**WHAT IS BEING ASKED**
Pictures are to be left out. Copy exactly the lines from the one containing "Write a web page that recreates this chart with Observable" to the one containing "const step = (W - mL - mR) / years.length;", both ends kept.

**PROVIDED DATA**

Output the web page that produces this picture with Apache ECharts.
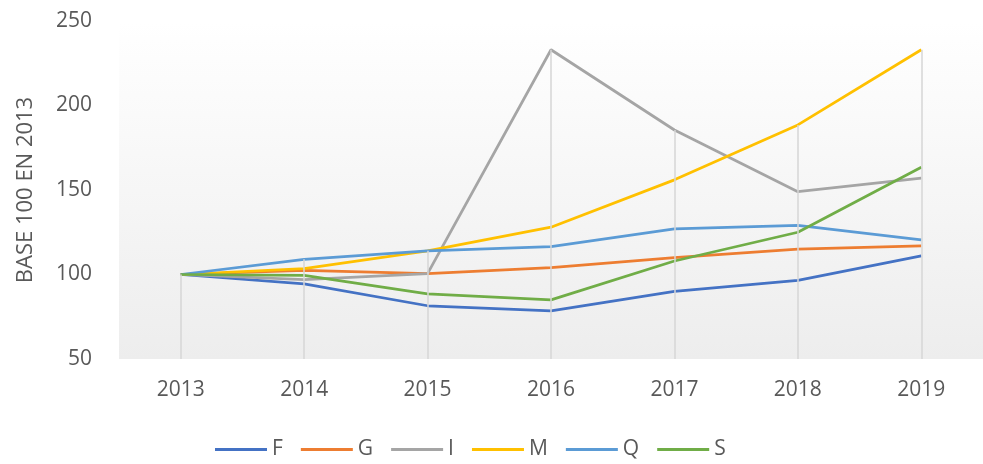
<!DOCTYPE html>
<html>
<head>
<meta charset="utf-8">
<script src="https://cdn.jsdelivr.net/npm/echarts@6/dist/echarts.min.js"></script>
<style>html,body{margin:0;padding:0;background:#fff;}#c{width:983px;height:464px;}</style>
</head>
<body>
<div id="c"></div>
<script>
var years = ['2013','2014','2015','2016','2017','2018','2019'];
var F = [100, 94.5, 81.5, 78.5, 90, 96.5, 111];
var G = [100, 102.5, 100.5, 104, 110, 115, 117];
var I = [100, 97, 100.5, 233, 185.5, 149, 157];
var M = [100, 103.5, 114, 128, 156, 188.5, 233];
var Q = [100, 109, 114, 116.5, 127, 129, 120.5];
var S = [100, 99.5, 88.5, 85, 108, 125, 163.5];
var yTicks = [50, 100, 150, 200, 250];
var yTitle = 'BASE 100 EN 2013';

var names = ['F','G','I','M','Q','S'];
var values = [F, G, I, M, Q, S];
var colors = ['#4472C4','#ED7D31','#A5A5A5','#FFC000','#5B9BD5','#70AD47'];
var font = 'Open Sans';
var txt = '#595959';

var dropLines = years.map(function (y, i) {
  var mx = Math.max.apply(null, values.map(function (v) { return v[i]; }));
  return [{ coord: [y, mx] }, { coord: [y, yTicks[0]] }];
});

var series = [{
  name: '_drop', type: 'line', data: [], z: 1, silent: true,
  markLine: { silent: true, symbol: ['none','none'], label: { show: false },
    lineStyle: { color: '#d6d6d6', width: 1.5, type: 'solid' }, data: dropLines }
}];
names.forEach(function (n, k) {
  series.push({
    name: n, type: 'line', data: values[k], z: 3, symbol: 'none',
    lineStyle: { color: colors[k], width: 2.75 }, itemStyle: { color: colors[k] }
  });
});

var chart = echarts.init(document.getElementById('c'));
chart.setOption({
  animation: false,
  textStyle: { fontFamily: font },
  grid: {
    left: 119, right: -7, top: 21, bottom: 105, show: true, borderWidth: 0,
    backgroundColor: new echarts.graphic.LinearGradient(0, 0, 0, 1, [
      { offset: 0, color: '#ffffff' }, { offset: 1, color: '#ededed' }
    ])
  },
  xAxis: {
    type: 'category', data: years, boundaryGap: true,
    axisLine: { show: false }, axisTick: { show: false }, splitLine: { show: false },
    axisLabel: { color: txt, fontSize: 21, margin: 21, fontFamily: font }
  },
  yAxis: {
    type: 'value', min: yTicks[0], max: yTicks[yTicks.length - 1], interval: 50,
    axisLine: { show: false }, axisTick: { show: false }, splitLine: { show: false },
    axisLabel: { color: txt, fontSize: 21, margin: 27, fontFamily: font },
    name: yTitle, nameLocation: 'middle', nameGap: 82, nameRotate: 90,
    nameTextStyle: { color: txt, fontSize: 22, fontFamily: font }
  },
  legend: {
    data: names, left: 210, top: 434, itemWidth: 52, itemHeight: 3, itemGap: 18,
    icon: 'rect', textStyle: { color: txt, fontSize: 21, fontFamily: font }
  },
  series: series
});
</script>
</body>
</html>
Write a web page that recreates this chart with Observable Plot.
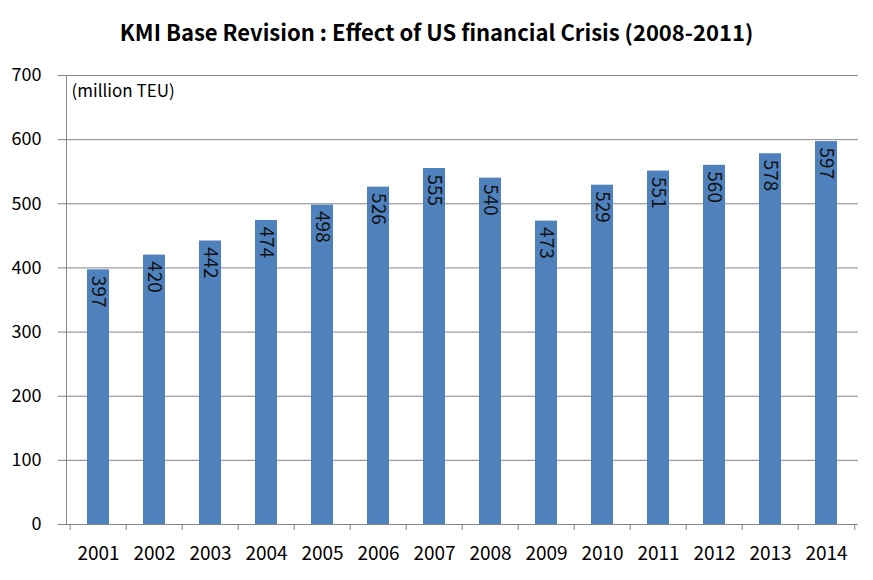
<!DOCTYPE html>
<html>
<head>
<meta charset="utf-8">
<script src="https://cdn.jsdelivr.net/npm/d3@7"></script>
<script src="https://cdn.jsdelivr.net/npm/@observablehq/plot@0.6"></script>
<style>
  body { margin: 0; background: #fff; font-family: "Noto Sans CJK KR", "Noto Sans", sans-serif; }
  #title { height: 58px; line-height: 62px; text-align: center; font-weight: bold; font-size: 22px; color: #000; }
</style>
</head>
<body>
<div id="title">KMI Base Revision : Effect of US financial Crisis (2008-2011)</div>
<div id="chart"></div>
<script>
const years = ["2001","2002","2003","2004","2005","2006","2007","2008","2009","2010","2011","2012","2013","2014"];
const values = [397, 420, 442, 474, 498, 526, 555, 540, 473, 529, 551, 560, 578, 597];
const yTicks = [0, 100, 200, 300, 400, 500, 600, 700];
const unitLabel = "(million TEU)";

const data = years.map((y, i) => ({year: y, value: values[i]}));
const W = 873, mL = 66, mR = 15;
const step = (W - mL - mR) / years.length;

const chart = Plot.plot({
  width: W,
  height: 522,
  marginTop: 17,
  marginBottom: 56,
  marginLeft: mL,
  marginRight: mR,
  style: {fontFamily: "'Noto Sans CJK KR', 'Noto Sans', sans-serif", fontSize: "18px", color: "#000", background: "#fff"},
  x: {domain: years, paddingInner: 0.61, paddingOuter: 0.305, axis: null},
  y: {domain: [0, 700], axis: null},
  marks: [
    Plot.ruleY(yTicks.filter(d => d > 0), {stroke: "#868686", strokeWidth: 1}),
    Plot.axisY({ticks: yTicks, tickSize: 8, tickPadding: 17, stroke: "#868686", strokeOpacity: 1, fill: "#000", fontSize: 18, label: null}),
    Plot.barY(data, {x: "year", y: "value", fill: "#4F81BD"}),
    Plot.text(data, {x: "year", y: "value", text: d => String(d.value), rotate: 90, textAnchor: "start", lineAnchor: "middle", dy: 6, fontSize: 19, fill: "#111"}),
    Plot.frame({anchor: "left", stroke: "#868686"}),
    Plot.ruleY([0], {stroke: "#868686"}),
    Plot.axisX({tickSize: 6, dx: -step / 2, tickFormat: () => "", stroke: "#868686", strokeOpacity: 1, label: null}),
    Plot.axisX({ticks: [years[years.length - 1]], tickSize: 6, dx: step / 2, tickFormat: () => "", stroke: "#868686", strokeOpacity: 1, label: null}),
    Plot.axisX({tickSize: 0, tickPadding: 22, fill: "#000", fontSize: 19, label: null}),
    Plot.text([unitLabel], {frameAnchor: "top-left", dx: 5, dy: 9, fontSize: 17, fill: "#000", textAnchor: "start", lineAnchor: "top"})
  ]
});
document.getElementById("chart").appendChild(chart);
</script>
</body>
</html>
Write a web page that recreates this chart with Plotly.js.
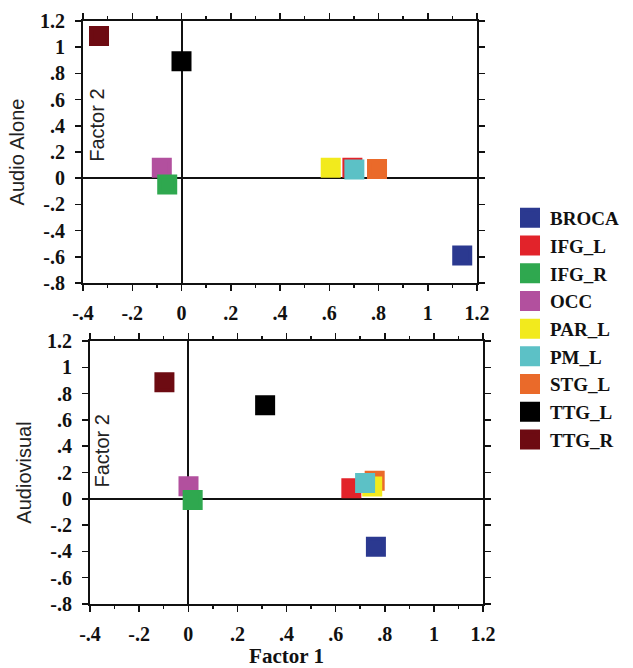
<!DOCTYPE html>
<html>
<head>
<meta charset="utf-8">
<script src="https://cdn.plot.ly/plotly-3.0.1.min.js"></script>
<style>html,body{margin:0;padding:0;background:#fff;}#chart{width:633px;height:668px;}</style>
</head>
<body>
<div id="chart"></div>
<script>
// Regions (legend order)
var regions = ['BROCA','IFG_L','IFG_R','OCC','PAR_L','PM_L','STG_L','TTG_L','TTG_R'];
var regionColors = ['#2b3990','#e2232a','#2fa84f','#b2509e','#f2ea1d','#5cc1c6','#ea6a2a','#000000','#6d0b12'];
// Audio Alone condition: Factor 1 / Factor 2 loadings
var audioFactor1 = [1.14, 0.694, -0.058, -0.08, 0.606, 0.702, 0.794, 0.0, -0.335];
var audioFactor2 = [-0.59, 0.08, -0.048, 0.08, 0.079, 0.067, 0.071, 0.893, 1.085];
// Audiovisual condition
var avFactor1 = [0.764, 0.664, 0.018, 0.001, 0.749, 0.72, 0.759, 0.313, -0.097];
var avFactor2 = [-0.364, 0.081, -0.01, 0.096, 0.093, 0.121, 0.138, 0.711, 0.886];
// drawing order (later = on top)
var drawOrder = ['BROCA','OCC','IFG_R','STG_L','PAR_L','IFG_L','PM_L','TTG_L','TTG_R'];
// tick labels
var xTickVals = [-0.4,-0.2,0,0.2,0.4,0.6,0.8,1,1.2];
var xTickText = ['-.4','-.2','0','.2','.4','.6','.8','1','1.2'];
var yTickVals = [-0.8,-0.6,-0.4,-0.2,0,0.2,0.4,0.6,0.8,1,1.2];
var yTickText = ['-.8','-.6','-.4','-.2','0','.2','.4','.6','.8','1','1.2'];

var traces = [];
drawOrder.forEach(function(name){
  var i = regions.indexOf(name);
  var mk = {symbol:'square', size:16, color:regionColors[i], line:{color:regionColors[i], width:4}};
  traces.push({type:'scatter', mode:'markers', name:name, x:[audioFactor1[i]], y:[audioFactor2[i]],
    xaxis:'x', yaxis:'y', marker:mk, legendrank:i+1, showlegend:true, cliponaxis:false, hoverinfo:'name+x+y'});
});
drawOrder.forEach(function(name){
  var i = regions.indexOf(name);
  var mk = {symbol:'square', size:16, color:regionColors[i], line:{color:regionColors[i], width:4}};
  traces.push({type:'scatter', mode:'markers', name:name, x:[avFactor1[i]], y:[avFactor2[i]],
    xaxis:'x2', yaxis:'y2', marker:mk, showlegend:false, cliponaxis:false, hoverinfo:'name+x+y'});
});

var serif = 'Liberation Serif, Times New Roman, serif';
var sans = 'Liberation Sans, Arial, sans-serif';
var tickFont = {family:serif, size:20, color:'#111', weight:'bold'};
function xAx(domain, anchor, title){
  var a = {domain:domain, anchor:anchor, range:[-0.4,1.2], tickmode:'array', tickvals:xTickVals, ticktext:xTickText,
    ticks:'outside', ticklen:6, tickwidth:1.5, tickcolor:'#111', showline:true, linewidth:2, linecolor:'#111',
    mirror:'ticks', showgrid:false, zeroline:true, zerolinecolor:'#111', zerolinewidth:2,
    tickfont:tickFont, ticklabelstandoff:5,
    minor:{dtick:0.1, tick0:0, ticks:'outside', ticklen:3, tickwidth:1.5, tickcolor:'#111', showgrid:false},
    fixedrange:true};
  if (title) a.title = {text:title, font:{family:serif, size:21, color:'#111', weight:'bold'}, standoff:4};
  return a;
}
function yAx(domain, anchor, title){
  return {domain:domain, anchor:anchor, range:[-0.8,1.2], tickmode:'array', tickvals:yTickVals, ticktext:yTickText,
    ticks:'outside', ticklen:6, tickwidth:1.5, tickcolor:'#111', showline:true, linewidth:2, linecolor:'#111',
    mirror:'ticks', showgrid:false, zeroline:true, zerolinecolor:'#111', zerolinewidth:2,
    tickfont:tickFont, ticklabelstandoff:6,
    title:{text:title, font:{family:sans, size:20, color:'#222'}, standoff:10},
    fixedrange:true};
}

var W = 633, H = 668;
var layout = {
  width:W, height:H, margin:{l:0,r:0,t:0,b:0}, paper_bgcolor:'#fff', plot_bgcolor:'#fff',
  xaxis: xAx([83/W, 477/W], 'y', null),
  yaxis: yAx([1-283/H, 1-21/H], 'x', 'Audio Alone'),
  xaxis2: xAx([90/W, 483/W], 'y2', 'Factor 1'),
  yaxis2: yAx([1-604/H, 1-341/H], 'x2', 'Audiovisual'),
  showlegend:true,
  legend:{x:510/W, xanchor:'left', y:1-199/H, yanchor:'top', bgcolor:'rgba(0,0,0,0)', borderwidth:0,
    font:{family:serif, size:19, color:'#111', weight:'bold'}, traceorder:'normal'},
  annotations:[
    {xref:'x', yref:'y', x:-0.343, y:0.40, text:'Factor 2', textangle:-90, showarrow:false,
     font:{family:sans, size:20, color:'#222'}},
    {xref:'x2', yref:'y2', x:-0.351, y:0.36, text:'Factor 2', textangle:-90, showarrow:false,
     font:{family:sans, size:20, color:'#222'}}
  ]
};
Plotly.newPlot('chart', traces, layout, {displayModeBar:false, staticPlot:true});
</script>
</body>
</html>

**SOLUTION TO THIS PROBLEM**
Write a web page that recreates this chart with Observable Plot.
<!DOCTYPE html>
<html>
<head>
<meta charset="utf-8">
<script src="https://cdn.jsdelivr.net/npm/d3@7"></script>
<script src="https://cdn.jsdelivr.net/npm/@observablehq/plot@0.6"></script>
<style>
  body { margin: 0; background: #fff; font-family: "Noto Sans CJK KR", "Noto Sans", sans-serif; }
  #title { height: 58px; line-height: 62px; text-align: center; font-weight: bold; font-size: 22px; color: #000; }
</style>
</head>
<body>
<div id="title">KMI Base Revision : Effect of US financial Crisis (2008-2011)</div>
<div id="chart"></div>
<script>
const years = ["2001","2002","2003","2004","2005","2006","2007","2008","2009","2010","2011","2012","2013","2014"];
const values = [397, 420, 442, 474, 498, 526, 555, 540, 473, 529, 551, 560, 578, 597];
const yTicks = [0, 100, 200, 300, 400, 500, 600, 700];
const unitLabel = "(million TEU)";

const data = years.map((y, i) => ({year: y, value: values[i]}));
const W = 873, mL = 66, mR = 15;
const step = (W - mL - mR) / years.length;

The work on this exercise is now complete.